The picture is coming into focus. We are past the point of promising. The opposition has launched a critique:

[Van Jones, a Bay Area activist and author who would be brought into the Obama administration as green jobs czar in March,] talks up the need for a "green New Deal" that will "help our Rust Belt cities blossom as Silicon Valleys of green capital." But scroll through the websites and reports of the many organizations with which he's been connected, and one begins to suspect that this "green" commitment is less about nature than about welfare--for inner-city residents without the skills or knowledge to compete in a 21st-century economy, and for the professional poverty organizations that collect the money for government job-training programs.

That's in The American Spectator and the intent is to expose the green jobs charge as folly. Boondoggle or not, the money is in the pipeline. A lot of it will land in Tim Ryan's and Jason Altmire's Tech Belt. Pittsburgh is already basking in the glow of President Obama's love. Thus, the GOP is eager to find the flaws in the White House plan. This is a done deal.

The emerging US energy policy narrative will translate into a lot of jobs and, as fiscal conservatives would complain, federal tax dollars for Cleveburgh. Green doesn't just mean cutting edge alternatives. It also includes nuclear power and natural gas:

Earlier this year, President Barack Obama proclaimed that the US could "become the world's leading exporter of renewable energy".
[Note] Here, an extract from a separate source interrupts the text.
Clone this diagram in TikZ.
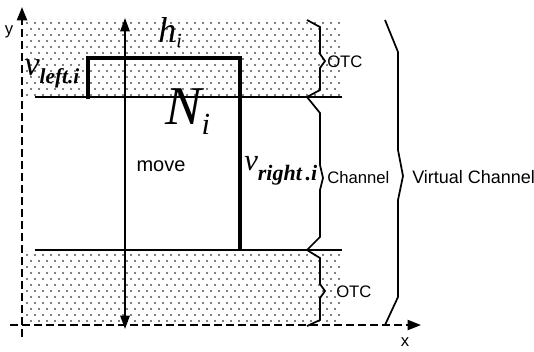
\documentclass[tikz,border=0pt]{standalone}
\usepackage{fontspec}
\setmainfont{Liberation Serif}
\setsansfont{Liberation Sans}
\usetikzlibrary{arrows.meta}
\begin{document}
\begin{tikzpicture}[x=0.75pt,y=-0.75pt,
  axis/.style={dashed, dash pattern=on 6pt off 3pt, line width=1.5pt},
  thin line/.style={line width=1.3pt},
  thick path/.style={line width=3.4pt},
  brace/.style={line width=1.3pt, line join=miter},
  sanslabel/.style={font=\sffamily\fontsize{12.5}{12.5}\selectfont, inner sep=0pt},
  mathlabel/.style={inner sep=0pt, anchor=base west},
  dot/.style={fill=black}]
\useasboundingbox (0,0) rectangle (534,351);
% dotted regions
\begin{scope}
\clip (25,20) rectangle (342,97);
\foreach \r in {0,...,13} {
  \pgfmathsetmacro{\off}{4*mod(\r,2)}
  \foreach \c in {0,...,40} {
    \fill[dot] (27+8*\c+\off, 23+6*\r) circle (0.7pt);
  }
}
\end{scope}
\begin{scope}
\clip (25,250) rectangle (342,325);
\foreach \r in {0,...,13} {
  \pgfmathsetmacro{\off}{4*mod(\r,2)}
  \foreach \c in {0,...,40} {
    \fill[dot] (27+8*\c+\off, 255+6*\r) circle (0.7pt);
  }
}
\end{scope}
% channel boundary lines
\coordinate (tl) at (35,97);  \coordinate (tr) at (342,97);
\coordinate (bl) at (35,250); \coordinate (br) at (342,250);
\draw[thin line] (tl) -- (tr);
\draw[thin line] (bl) -- (br);
% axes
\coordinate (o) at (22,325);
\coordinate (ybot) at (22,337);
\coordinate (ytop) at (22,7);
\coordinate (xleft) at (10,325);
\coordinate (xright) at (421,325);
\draw[axis, -{Triangle[length=10pt,width=7.5pt]}] (ybot) -- (ytop);
\draw[axis, -{Triangle[length=10pt,width=7.5pt]}] (xleft) -- (xright);
\node[sanslabel] (ylab) at (9,32) {y};
\node[sanslabel] (xlab) at (405,342) {x};
% move arrow
\coordinate (mtop) at (125,18);
\coordinate (mbot) at (125,329);
\draw[thin line, {Triangle[length=10pt,width=7pt]}-{Triangle[length=10pt,width=7pt]}] (mbot) -- (mtop);
\node[font=\sffamily\fontsize{15}{15}\selectfont, inner sep=0pt] (move) at (161,166) {move};
% thick path of net
\coordinate (p1) at (88,99);
\coordinate (p2) at (88,58);
\coordinate (p3) at (240,58);
\coordinate (p4) at (240,250);
\draw[thick path, line join=miter] (p1) -- (p2) -- (p3) -- (p4);
% labels
\node[mathlabel] (hi) at (158,42) {{\fontsize{27}{27}\selectfont\itshape h}\raisebox{-4pt}{\fontsize{15}{15}\selectfont\itshape i}};
\node[mathlabel] (Ni) at (165,124) {{\fontsize{41}{41}\selectfont\itshape N}\raisebox{-7.5pt}{\fontsize{23}{23}\selectfont\itshape i}};
\node[mathlabel] (vl) at (24,75) {{\fontsize{26}{26}\selectfont\itshape v}\raisebox{-6.5pt}{\fontsize{16}{16}\selectfont\bfseries\itshape left.i}};
\node[mathlabel] (vr) at (244,170) {{\fontsize{23}{23}\selectfont\itshape v}\raisebox{-8pt}{\fontsize{16.5}{16.5}\selectfont\bfseries\itshape right\,.i}};
% braces
\draw[brace] (307,20) -- (320,27) -- (320,54) -- (325,61) -- (320,68) -- (320,90) -- (307,97);
\node[sanslabel, anchor=west] (otc1) at (327,62) {OTC};
\draw[brace] (307,97) -- (320,113) -- (320,165) -- (323,178) -- (320,190) -- (320,237) -- (307,250);
\node[sanslabel, anchor=west] (chan) at (327,178) {Channel};
\draw[brace] (307,250) -- (320,258) -- (320,284) -- (325,291) -- (320,298) -- (320,320) -- (307,326);
\node[sanslabel, anchor=west] (otc2) at (336,292) {OTC};
\draw[brace] (385,20) -- (398,52) -- (398,150) -- (403,176) -- (398,200) -- (398,297) -- (385,325);
\node[sanslabel, anchor=west, font=\sffamily\fontsize{13.5}{13.5}\selectfont] (vc) at (412,177) {Virtual Channel};
\end{tikzpicture}
\end{document}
His Energy Secretary, Steven Chu, is a highly respected environmentalist and the Obama administration sees natural gas as a transition fuel that can help lead this country towards a new clean economy.

Many in rural Pennsylvania are also optimistic. The gas industry is leasing land from local owners - there is good money to be made. But not everyone is happy.
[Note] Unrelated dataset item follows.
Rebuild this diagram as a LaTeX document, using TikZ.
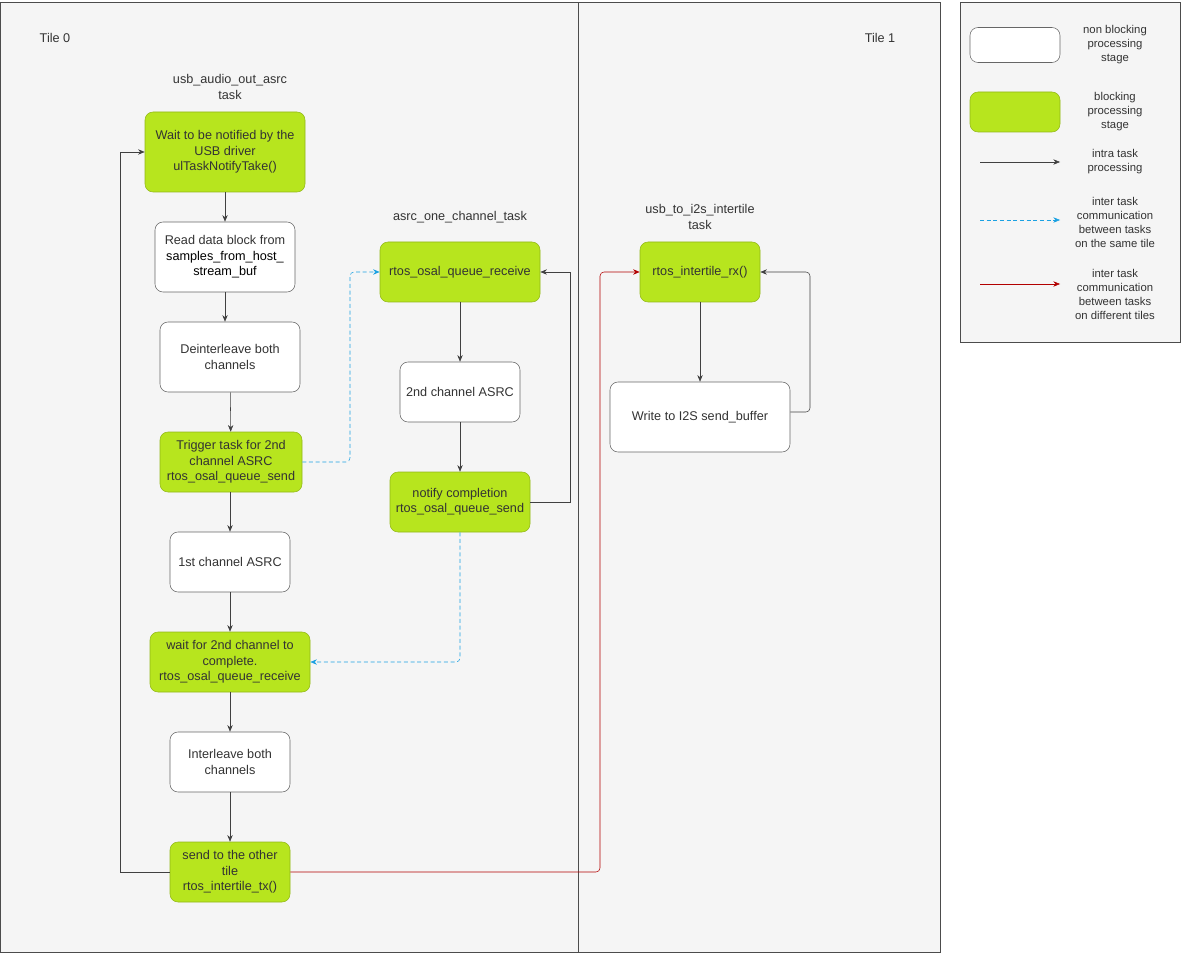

That last sentence offers important caution. There are serious environmental concerns. But it also speaks to the scale of investment. The gas rush is on, at a time when prices are at all-time lows. As more energy demand shifts to natural gas, and it will, the fuel will become more expensive and profitable. This is why Obama is going all in on Pittsburgh. And this is why V&M Star is investing $1 billion in its Youngstown plant. The money is beginning to follow all the rhetoric.